Corruption in this situation is too strong a word. It's more like low-level everyday sleaze than outright criminal behavior. At the end of the day it's all about the billable hours DON’T BOTHER GETTING YOUR CAM LICENSE, GET YOUR LAW DEGREE!
NpS
(Pennsylvania)

Posts:3987


01/06/2016 4:47 AM  
Posted By GenoS on 01/05/2016 10:50 PM
I don't think "Can you please point me in the direction of the state's recommended HOA proxy form?" was asking for a legal opinion.

Really frustrating I'm sure. In my county courthouse, if you asked a question like that, you would be directed to the law library. The law librarian is always pissed that they send people to her, and she doesn't give answers either. She'll help you find a book - if you know what book you're looking for. But that's about as far as she'll go. "Loose lips sink ships."

Sikubali jukumu. Read all posts at your own risk.
GenoS
(Florida)

Posts:3673


01/06/2016 1:48 PM  
Hahaha! So true.
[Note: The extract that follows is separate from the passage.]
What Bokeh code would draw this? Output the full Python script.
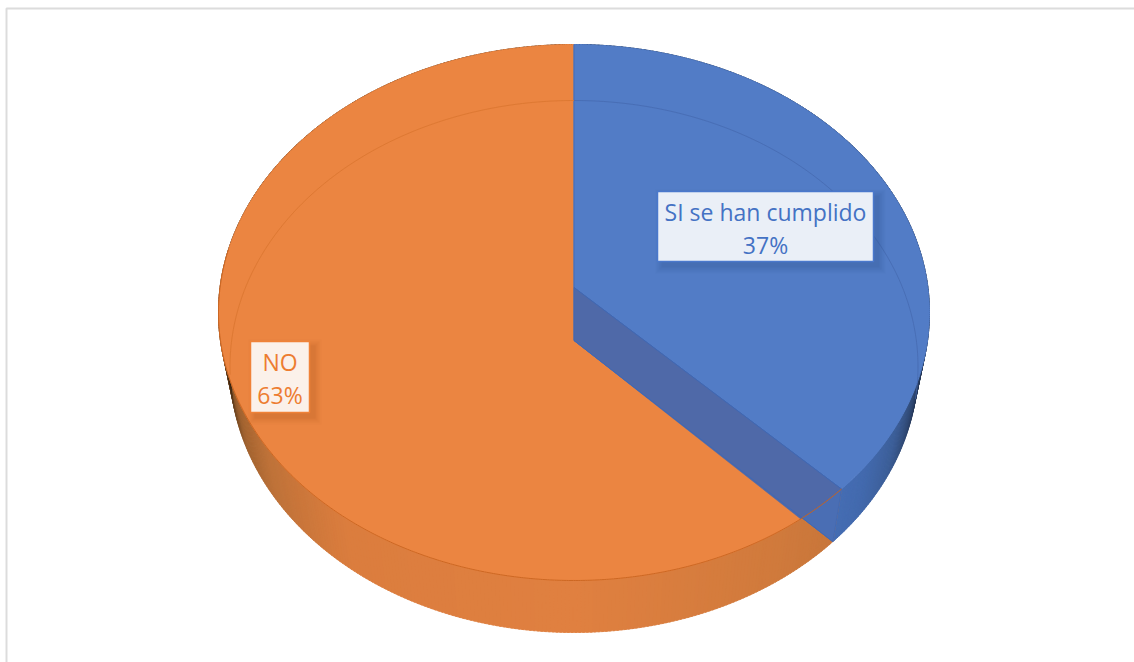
import numpy as np
from bokeh.core.properties import value
from bokeh.embed import file_html
from bokeh.models import Range1d
from bokeh.plotting import figure
from bokeh.resources import INLINE

# Survey answers, in percent, starting at twelve o'clock and running clockwise
categories = ["SI se han cumplido", "NO"]
shares = [37, 63]

WIDTH, HEIGHT = 1134, 662
CX = 573.5
TOP = dict(cy=312.0, rx=355.5, ry=268.0, hub=287.0)
BASE = dict(cy=366.0, rx=344.0, ry=266.0, hub=340.0)
PERSPECTIVE = 0.047

ORANGE_TOP, BLUE_TOP = "#EB8541", "#527CC6"
ORANGE_EDGE, BLUE_EDGE = "#C9641F", "#3F68B4"
WALL, WALL_LOWER = "#4F69A8", "#4A6EB4"

# Side-wall shading stops: rim angle in degrees and colour
BLUE_SHADE = [(0, "#0C1420"), (88, "#0C1420"), (96, "#18253C"), (104, "#2B4066"),
              (115, "#3C5E98"), (125, "#436AAE"), (140, "#4872BA")]
ORANGE_SHADE = [(125, "#C4743A"), (145, "#D07A3C"), (180, "#E08040"), (220, "#DB7D3E"),
                (240, "#BE7239"), (252, "#A0622F"), (262, "#64401F"), (268, "#20150B"),
                (360, "#20150B")]


def rim_angle(theta):
    """Share angle to ellipse parameter, allowing for the tilt of the disc."""
    return np.arctan2(np.sin(theta) * np.sqrt(1 - PERSPECTIVE ** 2), np.cos(theta) + PERSPECTIVE)


def rim(phi, plane):
    return CX + plane["rx"] * np.sin(phi), plane["cy"] - plane["ry"] * np.cos(phi)


def shade(stops, deg):
    angles = [s[0] for s in stops]
    rgb = np.array([[int(s[1][i:i + 2], 16) for i in (1, 3, 5)] for s in stops], float)
    return "#%02x%02x%02x" % tuple(int(round(np.interp(deg, angles, rgb[:, c]))) for c in range(3))


split_theta = 2 * np.pi * shares[0] / sum(shares)
split = rim_angle(split_theta)
if split < 0:
    split += 2 * np.pi

p = figure(width=WIDTH, height=HEIGHT, x_range=Range1d(0, WIDTH), y_range=Range1d(HEIGHT, 0),
           output_backend="svg", toolbar_location=None, min_border=0)
p.axis.visible = False
p.grid.visible = False
p.outline_line_color = None
p.background_fill_color = "white"
p.border_fill_color = "white"

# Chart frame: only the top and left edges fall inside the page
p.line([6, 6, WIDTH], [HEIGHT, 8, 8], line_color="#DCDCDC", line_width=2)


def side_strips(start, stop, stops):
    edges = np.linspace(start, stop, int((stop - start) * 90) + 2)
    xs, ys, colors = [], [], []
    for a, b in zip(edges[:-1], edges[1:]):
        b2 = min(b + 0.006, stop)
        xa, ya = rim(a, TOP)
        xb, yb = rim(b2, TOP)
        xc, yc = rim(b2, BASE)
        xd, yd = rim(a, BASE)
        xs.append([xa, xb, xc, xd])
        ys.append([ya, yb, yc, yd])
        colors.append(shade(stops, np.degrees((a + b) / 2)))
    p.patches(xs, ys, fill_color=colors, line_color=colors, line_width=0.6)


side_strips(0, split, BLUE_SHADE)
side_strips(split, 2 * np.pi, ORANGE_SHADE)

# Top surface of both slices
arc_blue = np.linspace(0, split, 300)
arc_orange = np.linspace(split, 2 * np.pi, 600)
bx, by = rim(arc_blue, TOP)
ox, oy = rim(arc_orange, TOP)
p.patch(np.r_[CX, ox], np.r_[TOP["hub"], oy], fill_color=ORANGE_TOP, line_color=ORANGE_TOP, line_width=1)
p.line(ox[:400], oy[:400], line_color=ORANGE_EDGE, line_width=1, line_alpha=0.9)
p.patch(np.r_[CX, bx], np.r_[TOP["hub"], by], fill_color=BLUE_TOP, line_color=BLUE_TOP, line_width=1)

# Cut face of the blue slice, standing in front of the orange surface
sx_top, sy_top = rim(split, TOP)
sx_base, sy_base = rim(split, BASE)
p.patch([CX, sx_top, sx_base, CX], [TOP["hub"], sy_top, sy_base, BASE["hub"]],
        fill_color=WALL_LOWER, line_color=WALL_LOWER, line_width=0.8)

# The part of the face that lies behind the rim of the top surface is a shade darker
t = (ox - CX) / (sx_base - CX)
below = oy - (BASE["hub"] + t * (sy_base - BASE["hub"]))
cross = int(np.argmax(below > 0))
p.patch(np.r_[CX, ox[:cross + 1], CX], np.r_[TOP["hub"], oy[:cross + 1], BASE["hub"]],
        fill_color=WALL, line_color=WALL, line_width=0.5)

# Edges of the cut face
p.line([CX, sx_top], [TOP["hub"], sy_top], line_color=BLUE_EDGE, line_width=1)
p.line([CX, CX], [44, BASE["hub"]], line_color=BLUE_EDGE, line_width=1, line_alpha=0.75)
p.line([CX, sx_base], [BASE["hub"], sy_base], line_color=BLUE_EDGE, line_width=1)
p.line([sx_top, sx_base], [sy_top, sy_base], line_color=BLUE_EDGE, line_width=1, line_alpha=0.8)
p.line(ox[:cross + 1], oy[:cross + 1], line_color=ORANGE_EDGE, line_width=1)

# Base rim showing faintly through the translucent top
fb = np.linspace(split, 2 * np.pi, 400)
xf, yf = rim(fb, BASE)
keep = yf < 375
p.line(xf[keep], yf[keep], line_color="#D9762F", line_width=1, line_alpha=0.8)
fb = np.linspace(0, np.radians(97), 120)
xf, yf = rim(fb, BASE)
p.line(xf, yf, line_color="#4468AE", line_width=1, line_alpha=0.7)


def label_box(left, right, top, bottom, fill, edge, shadow, lines, color, centre):
    for grow, alpha in ((7, 0.05), (5, 0.07), (3, 0.09), (1, 0.12)):
        p.quad(left=left + 5 - grow, right=right + 5 + grow, top=top + 5 - grow, bottom=bottom + 5 + grow,
               fill_color=shadow, fill_alpha=alpha, line_color=None)
    p.quad(left=left, right=right, top=top, bottom=bottom, fill_color=fill,
           line_color=edge, line_width=1.5)
    for text, y in lines:
        p.text([centre], [y], text=[text], text_color=color, text_font=value("Open Sans"),
               text_font_size="23px", text_align="center", text_baseline="middle")


label_box(657, 873, 191, 261, "#EAEFF7", "#4A78CC", "#2F4F8F",
          [(categories[0], 211), (f"{shares[0]}%", 244)], "#4472C4", 765)
label_box(250, 309, 341, 412, "#FBF1EA", "#F08238", "#B05A20",
          [(categories[1], 361), (f"{shares[1]}%", 394)], "#ED7D31", 279.5)

open("out.html", "w").write(file_html(p, INLINE))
And I have had that experience at a law library myself many years ago.
JohnL26
(Florida)

Posts:89


01/11/2016 8:27 AM  
This link may be of interest http://www.myfloridalicense.com/dbpr/pro/cam/. Apparently Unlicensed Practice of Law is "investigated, and if necessary, prosecuted, by the Florida Bar, and carries potential criminal penalties". I'm not sure how likely that is when it comes to advice/opinions given on a forum for no payment.

Apologies if it this link has already been posted - I didn't read the full thread.

I personally think it is best to make it clear in any opinion given that it does not constitute advice and that a lawyer should always be consulted before acting.

I think it is best if Directors always take advice.

People always quote the Business Judgement Rule as protection for business decisions taken by HOA Directors but after researching that I found a thread on LinkedIn where lawyers discussed this among themselves and there was certainly opinion that experts needed to be consulted to benefit from this protection. Not just lawyers but experts in general, with written advice obtained.

Then there's the issue of Directors & Officers Liability Insurance which I did see mentioned above.